Avant que je réussisse à déterminer sa provenance, mon avant-bras s’est détaché, au niveau du coude, emportant dans sa chute mon dernier lambeau de Po. »

 

Lola – Aïko Solovkine – Éditions Québec Amérique
« En quelques minutes et à deux cents mètres de sa maison, au détour d’une rue qu’une couronne de pins éteint en cul-de-sac, dans le soir qui était déjà au ras de la nuit et cette nuit-là était la plus froide de janvier, Lola a disparu. »

 

 

 

Les coups de dés – Sean Michaels – Alto
« Pendant de longues minutes, Theo pédala sur le chemin. L’asphalte était satiné, argenté. Les brises avaient façonné de petits remblais sur les côtés. La chaleur semblait basse, presque horizontale. Au départ, elle lui sembla supportable, comme si elle pouvait simplement être mise de côté, remplacée par autre chose. Elle ne fut pas remplacée. Elle resta. En route vers Lou, pensa-t-il avec un mélange de ravissement et d’incertitude, suant dans sa chemise en coton de vichy. Il aimait bien ce vélo lent et encombrant. C’était comme pédaler au ralenti. Comme avancer dans le temps, d’une seconde à l’autre. »

 

Les grands espaces – Annie Perreault – Alto
« Ce récit en est un de rencontres, de fougue et de froideur, de géographies trop vastes pour s’y sentir chez soi. C’est ce que j’étais venu chercher ici, un chez-moi. Je me donnais le temps d’apprivoiser les paysages taillés dans les glaces, conçus pour apaiser un homme comme moi, sans port d’attache. Je commençais d’ailleurs à prendre mes aises dans ce long hiver lorsqu’Anna a surgi en pleine tempête. »

[…]

« Sur mes rives, des chamans disent que j’ai une âme. On me prépare des offrandes. On appréhende mes mouvements, on redoute les vents violents qui lèchent mes glaces en hiver comme si c’étaient des plaies ou la pulpe de lèvres aimées.

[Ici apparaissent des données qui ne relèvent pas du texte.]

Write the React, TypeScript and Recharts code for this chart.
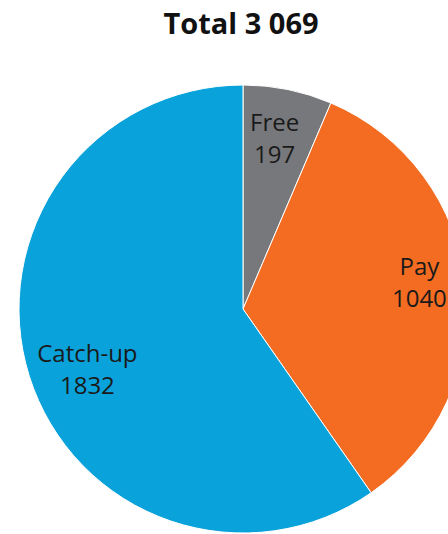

On prie pour que je me tienne tranquille. On sait que, lorsque mes profondeurs grondent, mon cri monte, des lignes de faille troublent ma surface.

Je suis vivant. »

 

Le royaume de Saguenay – Stéphane Bardon – Éditions Complicités
« Donnacona acquiesça d’un signe de la main. Il regagna La Bastille comme une âme traînant sans peine. La résurgence de ce combat héroïque l’accabla en chemin du désir inassouvissable de revivre son expérience d’avant. Et pour ajouter au mal du pays, il se rappela qu’en cette saison au Canada, il pêchait les poissons qui frayaient sous la glace des rivières et chassait l’élan dans l’épaisseur des forêts enneigées. Naguère meneur d’hommes, il en était réduit à rendre aux uns et aux autres de menus services dévolus d’ordinaire aux femmes, à la manière d’un serviteur fidèle, mais résigné à la servitude. Qu’il ventât, qu’il plût ou qu’il neigeât, il s’offrait à quiconque du voisinage dans le besoin. Ces commissions le maintenaient en vie en lui donnant un semblant d’utilité sociale, et apparaissaient aux yeux de tous comme les actions d’un honnête homme. »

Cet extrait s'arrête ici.